Repeat verbatim the lines from the one containing "Recreate this image as a Python" to the one containing "160, 180, 200]", ends included, minus any pictures.

— Provided data —
● ● ● ●

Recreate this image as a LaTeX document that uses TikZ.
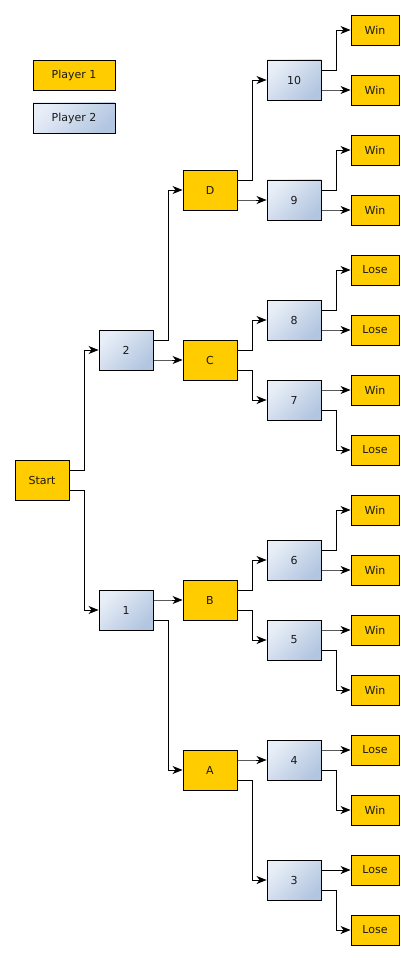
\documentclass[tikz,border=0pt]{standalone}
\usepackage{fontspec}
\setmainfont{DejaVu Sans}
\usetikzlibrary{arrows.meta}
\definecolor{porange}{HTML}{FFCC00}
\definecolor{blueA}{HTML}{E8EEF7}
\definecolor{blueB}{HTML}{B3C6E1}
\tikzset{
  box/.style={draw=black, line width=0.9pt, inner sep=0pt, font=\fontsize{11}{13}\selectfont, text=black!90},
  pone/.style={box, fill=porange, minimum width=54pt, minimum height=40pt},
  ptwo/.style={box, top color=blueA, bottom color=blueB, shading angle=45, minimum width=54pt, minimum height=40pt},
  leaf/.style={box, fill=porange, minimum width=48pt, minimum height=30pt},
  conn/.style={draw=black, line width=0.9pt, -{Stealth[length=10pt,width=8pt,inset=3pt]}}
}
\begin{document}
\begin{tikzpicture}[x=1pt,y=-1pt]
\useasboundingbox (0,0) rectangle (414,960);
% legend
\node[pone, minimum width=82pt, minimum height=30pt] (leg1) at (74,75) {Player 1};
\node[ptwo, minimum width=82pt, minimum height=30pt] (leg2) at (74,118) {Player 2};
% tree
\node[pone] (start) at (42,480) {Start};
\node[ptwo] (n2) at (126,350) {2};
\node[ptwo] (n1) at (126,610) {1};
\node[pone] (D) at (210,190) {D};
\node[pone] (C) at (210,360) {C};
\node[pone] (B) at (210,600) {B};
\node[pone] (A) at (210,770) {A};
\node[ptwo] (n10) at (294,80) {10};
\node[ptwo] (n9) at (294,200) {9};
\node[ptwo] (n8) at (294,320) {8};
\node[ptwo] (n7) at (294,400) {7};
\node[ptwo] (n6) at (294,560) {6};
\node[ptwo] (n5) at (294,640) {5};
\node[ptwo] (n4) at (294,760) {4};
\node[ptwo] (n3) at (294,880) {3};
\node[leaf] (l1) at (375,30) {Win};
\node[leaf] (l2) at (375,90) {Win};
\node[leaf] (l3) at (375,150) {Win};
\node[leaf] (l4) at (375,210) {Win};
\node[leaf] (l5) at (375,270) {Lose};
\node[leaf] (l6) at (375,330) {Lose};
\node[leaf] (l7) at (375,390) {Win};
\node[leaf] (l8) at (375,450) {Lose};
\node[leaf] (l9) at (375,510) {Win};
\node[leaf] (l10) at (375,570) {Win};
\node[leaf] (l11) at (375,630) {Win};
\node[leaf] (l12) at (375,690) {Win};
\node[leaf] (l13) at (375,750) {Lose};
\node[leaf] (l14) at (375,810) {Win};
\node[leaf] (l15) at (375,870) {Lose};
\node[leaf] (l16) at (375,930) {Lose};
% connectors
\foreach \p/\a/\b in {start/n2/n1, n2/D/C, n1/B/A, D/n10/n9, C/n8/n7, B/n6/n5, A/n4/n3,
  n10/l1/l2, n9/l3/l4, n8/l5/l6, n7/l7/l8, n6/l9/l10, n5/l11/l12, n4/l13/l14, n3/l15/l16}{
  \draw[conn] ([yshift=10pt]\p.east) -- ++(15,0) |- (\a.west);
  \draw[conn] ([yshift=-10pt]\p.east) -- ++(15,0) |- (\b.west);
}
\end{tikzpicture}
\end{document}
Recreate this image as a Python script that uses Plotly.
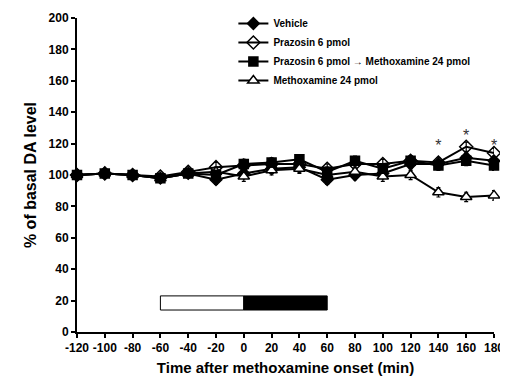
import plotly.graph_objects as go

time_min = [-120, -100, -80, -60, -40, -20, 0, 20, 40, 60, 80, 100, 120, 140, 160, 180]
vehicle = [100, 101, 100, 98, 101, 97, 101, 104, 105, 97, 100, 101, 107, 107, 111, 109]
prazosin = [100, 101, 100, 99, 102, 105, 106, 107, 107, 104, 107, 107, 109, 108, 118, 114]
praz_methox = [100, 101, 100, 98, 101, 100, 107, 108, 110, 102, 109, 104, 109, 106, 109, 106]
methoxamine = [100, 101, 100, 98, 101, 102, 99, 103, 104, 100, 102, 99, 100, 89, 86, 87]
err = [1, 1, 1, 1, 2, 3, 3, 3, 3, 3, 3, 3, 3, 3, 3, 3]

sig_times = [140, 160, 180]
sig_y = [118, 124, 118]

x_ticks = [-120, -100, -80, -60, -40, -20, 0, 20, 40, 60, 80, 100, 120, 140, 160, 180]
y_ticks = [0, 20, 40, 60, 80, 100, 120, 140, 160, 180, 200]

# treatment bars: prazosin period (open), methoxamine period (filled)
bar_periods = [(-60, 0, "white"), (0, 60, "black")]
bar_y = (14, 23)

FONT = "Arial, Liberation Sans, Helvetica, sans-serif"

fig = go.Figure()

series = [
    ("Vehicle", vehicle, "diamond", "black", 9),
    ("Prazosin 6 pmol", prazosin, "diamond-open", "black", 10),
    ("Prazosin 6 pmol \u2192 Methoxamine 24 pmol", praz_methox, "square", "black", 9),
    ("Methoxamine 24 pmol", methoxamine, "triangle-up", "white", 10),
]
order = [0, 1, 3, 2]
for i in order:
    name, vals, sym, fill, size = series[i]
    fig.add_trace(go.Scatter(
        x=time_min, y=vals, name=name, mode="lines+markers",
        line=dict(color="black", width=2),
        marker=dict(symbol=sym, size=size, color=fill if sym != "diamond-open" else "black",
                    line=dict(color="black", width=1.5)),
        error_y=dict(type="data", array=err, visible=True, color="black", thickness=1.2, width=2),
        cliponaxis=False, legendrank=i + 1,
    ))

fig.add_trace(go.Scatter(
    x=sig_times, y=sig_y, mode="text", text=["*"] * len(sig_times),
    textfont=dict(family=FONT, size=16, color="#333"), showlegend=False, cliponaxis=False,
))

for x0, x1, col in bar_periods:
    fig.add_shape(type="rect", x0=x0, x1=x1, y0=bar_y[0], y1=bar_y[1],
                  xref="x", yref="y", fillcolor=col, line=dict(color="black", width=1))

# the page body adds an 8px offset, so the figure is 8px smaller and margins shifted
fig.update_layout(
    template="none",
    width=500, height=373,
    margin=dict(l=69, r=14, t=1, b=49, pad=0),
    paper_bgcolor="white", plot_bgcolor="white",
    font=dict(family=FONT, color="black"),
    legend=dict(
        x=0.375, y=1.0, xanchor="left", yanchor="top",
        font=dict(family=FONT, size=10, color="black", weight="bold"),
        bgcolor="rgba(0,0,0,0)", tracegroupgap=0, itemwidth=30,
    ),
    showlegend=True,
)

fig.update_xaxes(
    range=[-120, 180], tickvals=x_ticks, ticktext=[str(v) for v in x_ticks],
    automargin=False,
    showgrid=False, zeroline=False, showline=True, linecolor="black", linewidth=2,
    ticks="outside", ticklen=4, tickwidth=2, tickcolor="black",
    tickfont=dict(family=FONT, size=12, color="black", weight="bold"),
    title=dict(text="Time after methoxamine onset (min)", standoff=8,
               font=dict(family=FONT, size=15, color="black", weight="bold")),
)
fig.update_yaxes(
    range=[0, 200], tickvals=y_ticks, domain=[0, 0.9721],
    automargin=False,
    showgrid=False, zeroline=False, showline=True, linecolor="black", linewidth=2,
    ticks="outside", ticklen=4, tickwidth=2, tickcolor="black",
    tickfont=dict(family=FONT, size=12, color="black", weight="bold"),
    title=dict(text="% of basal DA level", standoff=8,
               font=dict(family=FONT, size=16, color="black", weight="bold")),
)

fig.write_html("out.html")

● ● ● ●

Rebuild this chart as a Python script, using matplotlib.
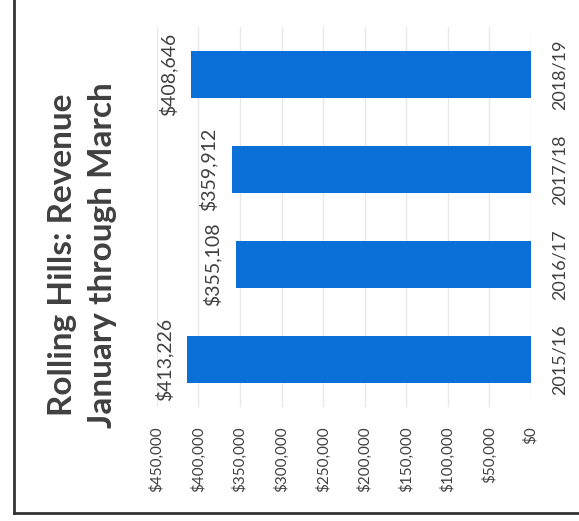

● ● ● ●

— Expected answer —
Recreate this image as a Python script that uses Plotly.
import plotly.graph_objects as go

time_min = [-120, -100, -80, -60, -40, -20, 0, 20, 40, 60, 80, 100, 120, 140, 160, 180]
vehicle = [100, 101, 100, 98, 101, 97, 101, 104, 105, 97, 100, 101, 107, 107, 111, 109]
prazosin = [100, 101, 100, 99, 102, 105, 106, 107, 107, 104, 107, 107, 109, 108, 118, 114]
praz_methox = [100, 101, 100, 98, 101, 100, 107, 108, 110, 102, 109, 104, 109, 106, 109, 106]
methoxamine = [100, 101, 100, 98, 101, 102, 99, 103, 104, 100, 102, 99, 100, 89, 86, 87]
err = [1, 1, 1, 1, 2, 3, 3, 3, 3, 3, 3, 3, 3, 3, 3, 3]

sig_times = [140, 160, 180]
sig_y = [118, 124, 118]

x_ticks = [-120, -100, -80, -60, -40, -20, 0, 20, 40, 60, 80, 100, 120, 140, 160, 180]
y_ticks = [0, 20, 40, 60, 80, 100, 120, 140, 160, 180, 200]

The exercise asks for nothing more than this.